* _SUPPLIED MATERIAL_
---*---
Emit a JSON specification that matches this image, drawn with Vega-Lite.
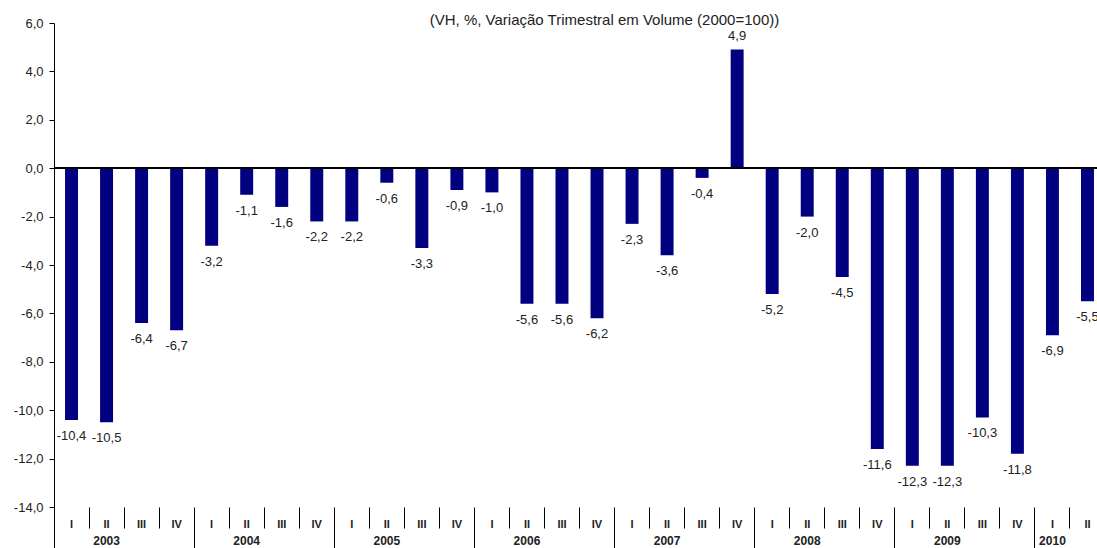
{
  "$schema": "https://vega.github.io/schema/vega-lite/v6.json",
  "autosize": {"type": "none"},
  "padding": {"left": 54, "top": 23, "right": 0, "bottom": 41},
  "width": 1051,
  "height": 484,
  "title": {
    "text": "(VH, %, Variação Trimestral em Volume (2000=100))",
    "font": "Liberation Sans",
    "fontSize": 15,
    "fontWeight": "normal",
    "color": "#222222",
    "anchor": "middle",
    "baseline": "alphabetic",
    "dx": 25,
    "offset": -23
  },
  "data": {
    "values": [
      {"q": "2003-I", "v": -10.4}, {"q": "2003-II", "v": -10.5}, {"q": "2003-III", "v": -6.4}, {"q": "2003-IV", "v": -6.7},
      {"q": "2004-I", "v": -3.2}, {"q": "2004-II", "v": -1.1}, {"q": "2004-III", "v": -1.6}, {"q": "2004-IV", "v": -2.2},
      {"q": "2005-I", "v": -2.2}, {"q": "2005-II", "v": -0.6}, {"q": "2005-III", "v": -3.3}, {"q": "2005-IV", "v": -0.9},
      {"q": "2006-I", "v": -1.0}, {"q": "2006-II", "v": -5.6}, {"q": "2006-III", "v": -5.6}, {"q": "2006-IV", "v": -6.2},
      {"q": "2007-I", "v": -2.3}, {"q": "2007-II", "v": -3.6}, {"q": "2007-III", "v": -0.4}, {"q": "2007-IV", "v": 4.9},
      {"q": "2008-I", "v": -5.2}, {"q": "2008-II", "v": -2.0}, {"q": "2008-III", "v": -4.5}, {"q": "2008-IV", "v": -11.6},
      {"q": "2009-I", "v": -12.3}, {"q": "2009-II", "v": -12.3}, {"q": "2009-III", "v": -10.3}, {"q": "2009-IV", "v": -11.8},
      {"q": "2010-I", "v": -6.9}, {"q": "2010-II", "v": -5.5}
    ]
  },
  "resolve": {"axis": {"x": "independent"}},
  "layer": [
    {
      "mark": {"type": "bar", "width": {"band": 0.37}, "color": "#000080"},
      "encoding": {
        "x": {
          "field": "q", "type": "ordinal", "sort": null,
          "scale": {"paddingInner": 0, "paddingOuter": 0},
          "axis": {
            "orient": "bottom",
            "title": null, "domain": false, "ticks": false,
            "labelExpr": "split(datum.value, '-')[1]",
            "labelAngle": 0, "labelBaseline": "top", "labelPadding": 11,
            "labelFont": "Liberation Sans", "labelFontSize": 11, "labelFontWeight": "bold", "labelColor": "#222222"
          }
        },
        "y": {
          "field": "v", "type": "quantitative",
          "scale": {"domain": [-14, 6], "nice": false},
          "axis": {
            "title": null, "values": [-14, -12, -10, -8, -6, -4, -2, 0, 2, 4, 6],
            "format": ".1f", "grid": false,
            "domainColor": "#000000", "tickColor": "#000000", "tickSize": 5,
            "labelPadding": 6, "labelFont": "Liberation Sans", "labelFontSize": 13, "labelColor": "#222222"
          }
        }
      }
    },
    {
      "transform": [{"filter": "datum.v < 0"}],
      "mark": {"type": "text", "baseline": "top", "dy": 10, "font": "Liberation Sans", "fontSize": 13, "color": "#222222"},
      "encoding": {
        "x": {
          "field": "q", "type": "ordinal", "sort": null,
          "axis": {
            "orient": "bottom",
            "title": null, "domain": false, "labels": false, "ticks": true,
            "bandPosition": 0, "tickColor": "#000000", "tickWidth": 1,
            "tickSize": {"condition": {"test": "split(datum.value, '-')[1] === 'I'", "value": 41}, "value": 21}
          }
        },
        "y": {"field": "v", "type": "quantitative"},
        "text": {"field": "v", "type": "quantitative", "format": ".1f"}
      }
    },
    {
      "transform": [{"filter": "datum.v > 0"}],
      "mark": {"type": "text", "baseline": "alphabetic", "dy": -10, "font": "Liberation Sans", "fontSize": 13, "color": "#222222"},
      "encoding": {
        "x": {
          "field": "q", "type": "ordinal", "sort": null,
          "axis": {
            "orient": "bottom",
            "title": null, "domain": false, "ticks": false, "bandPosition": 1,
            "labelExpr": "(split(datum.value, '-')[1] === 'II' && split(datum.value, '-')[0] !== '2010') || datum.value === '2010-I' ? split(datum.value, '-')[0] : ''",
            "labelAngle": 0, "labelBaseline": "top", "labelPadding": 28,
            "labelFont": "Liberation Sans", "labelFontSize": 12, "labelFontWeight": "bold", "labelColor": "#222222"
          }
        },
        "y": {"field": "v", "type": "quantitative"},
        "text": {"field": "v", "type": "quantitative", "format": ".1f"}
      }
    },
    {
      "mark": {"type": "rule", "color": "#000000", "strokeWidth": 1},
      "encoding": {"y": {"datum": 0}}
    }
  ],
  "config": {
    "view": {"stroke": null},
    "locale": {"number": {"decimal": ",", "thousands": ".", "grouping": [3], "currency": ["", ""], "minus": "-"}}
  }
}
---*---
Quote every line word for word and keep the images out of the copy.

* _THE REPLY_
Emit a JSON specification that matches this image, drawn with Vega-Lite.
{
  "$schema": "https://vega.github.io/schema/vega-lite/v6.json",
  "autosize": {"type": "none"},
  "padding": {"left": 54, "top": 23, "right": 0, "bottom": 41},
  "width": 1051,
  "height": 484,
  "title": {
    "text": "(VH, %, Variação Trimestral em Volume (2000=100))",
    "font": "Liberation Sans",
    "fontSize": 15,
    "fontWeight": "normal",
    "color": "#222222",
    "anchor": "middle",
    "baseline": "alphabetic",
    "dx": 25,
    "offset": -23
  },
  "data": {
    "values": [
      {"q": "2003-I", "v": -10.4}, {"q": "2003-II", "v": -10.5}, {"q": "2003-III", "v": -6.4}, {"q": "2003-IV", "v": -6.7},
      {"q": "2004-I", "v": -3.2}, {"q": "2004-II", "v": -1.1}, {"q": "2004-III", "v": -1.6}, {"q": "2004-IV", "v": -2.2},
      {"q": "2005-I", "v": -2.2}, {"q": "2005-II", "v": -0.6}, {"q": "2005-III", "v": -3.3}, {"q": "2005-IV", "v": -0.9},
      {"q": "2006-I", "v": -1.0}, {"q": "2006-II", "v": -5.6}, {"q": "2006-III", "v": -5.6}, {"q": "2006-IV", "v": -6.2},
      {"q": "2007-I", "v": -2.3}, {"q": "2007-II", "v": -3.6}, {"q": "2007-III", "v": -0.4}, {"q": "2007-IV", "v": 4.9},
      {"q": "2008-I", "v": -5.2}, {"q": "2008-II", "v": -2.0}, {"q": "2008-III", "v": -4.5}, {"q": "2008-IV", "v": -11.6},
      {"q": "2009-I", "v": -12.3}, {"q": "2009-II", "v": -12.3}, {"q": "2009-III", "v": -10.3}, {"q": "2009-IV", "v": -11.8},
      {"q": "2010-I", "v": -6.9}, {"q": "2010-II", "v": -5.5}
    ]
  },
  "resolve": {"axis": {"x": "independent"}},
  "layer": [
    {
      "mark": {"type": "bar", "width": {"band": 0.37}, "color": "#000080"},
      "encoding": {
        "x": {
          "field": "q", "type": "ordinal", "sort": null,
          "scale": {"paddingInner": 0, "paddingOuter": 0},
          "axis": {
            "orient": "bottom",
            "title": null, "domain": false, "ticks": false,
            "labelExpr": "split(datum.value, '-')[1]",
            "labelAngle": 0, "labelBaseline": "top", "labelPadding": 11,
            "labelFont": "Liberation Sans", "labelFontSize": 11, "labelFontWeight": "bold", "labelColor": "#222222"
          }
        },
        "y": {
          "field": "v", "type": "quantitative",
          "scale": {"domain": [-14, 6], "nice": false},
          "axis": {
            "title": null, "values": [-14, -12, -10, -8, -6, -4, -2, 0, 2, 4, 6],
            "format": ".1f", "grid": false,
            "domainColor": "#000000", "tickColor": "#000000", "tickSize": 5,
            "labelPadding": 6, "labelFont": "Liberation Sans", "labelFontSize": 13, "labelColor": "#222222"
          }
        }
      }
    },
    {
      "transform": [{"filter": "datum.v < 0"}],
      "mark": {"type": "text", "baseline": "top", "dy": 10, "font": "Liberation Sans", "fontSize": 13, "color": "#222222"},
      "encoding": {
        "x": {
          "field": "q", "type": "ordinal", "sort": null,
          "axis": {
            "orient": "bottom",
            "title": null, "domain": false, "labels": false, "ticks": true,
            "bandPosition": 0, "tickColor": "#000000", "tickWidth": 1,
            "tickSize": {"condition": {"test": "split(datum.value, '-')[1] === 'I'", "value": 41}, "value": 21}
          }
        },
        "y": {"field": "v", "type": "quantitative"},
        "text": {"field": "v", "type": "quantitative", "format": ".1f"}
      }
    },
    {
      "transform": [{"filter": "datum.v > 0"}],
      "mark": {"type": "text", "baseline": "alphabetic", "dy": -10, "font": "Liberation Sans", "fontSize": 13, "color": "#222222"},
      "encoding": {
        "x": {
          "field": "q", "type": "ordinal", "sort": null,
          "axis": {
            "orient": "bottom",
            "title": null, "domain": false, "ticks": false, "bandPosition": 1,
            "labelExpr": "(split(datum.value, '-')[1] === 'II' && split(datum.value, '-')[0] !== '2010') || datum.value === '2010-I' ? split(datum.value, '-')[0] : ''",
            "labelAngle": 0, "labelBaseline": "top", "labelPadding": 28,
            "labelFont": "Liberation Sans", "labelFontSize": 12, "labelFontWeight": "bold", "labelColor": "#222222"
          }
        },
        "y": {"field": "v", "type": "quantitative"},
        "text": {"field": "v", "type": "quantitative", "format": ".1f"}
      }
    },
    {
      "mark": {"type": "rule", "color": "#000000", "strokeWidth": 1},
      "encoding": {"y": {"datum": 0}}
    }
  ],
  "config": {
    "view": {"stroke": null},
    "locale": {"number": {"decimal": ",", "thousands": ".", "grouping": [3], "currency": ["", ""], "minus": "-"}}
  }
}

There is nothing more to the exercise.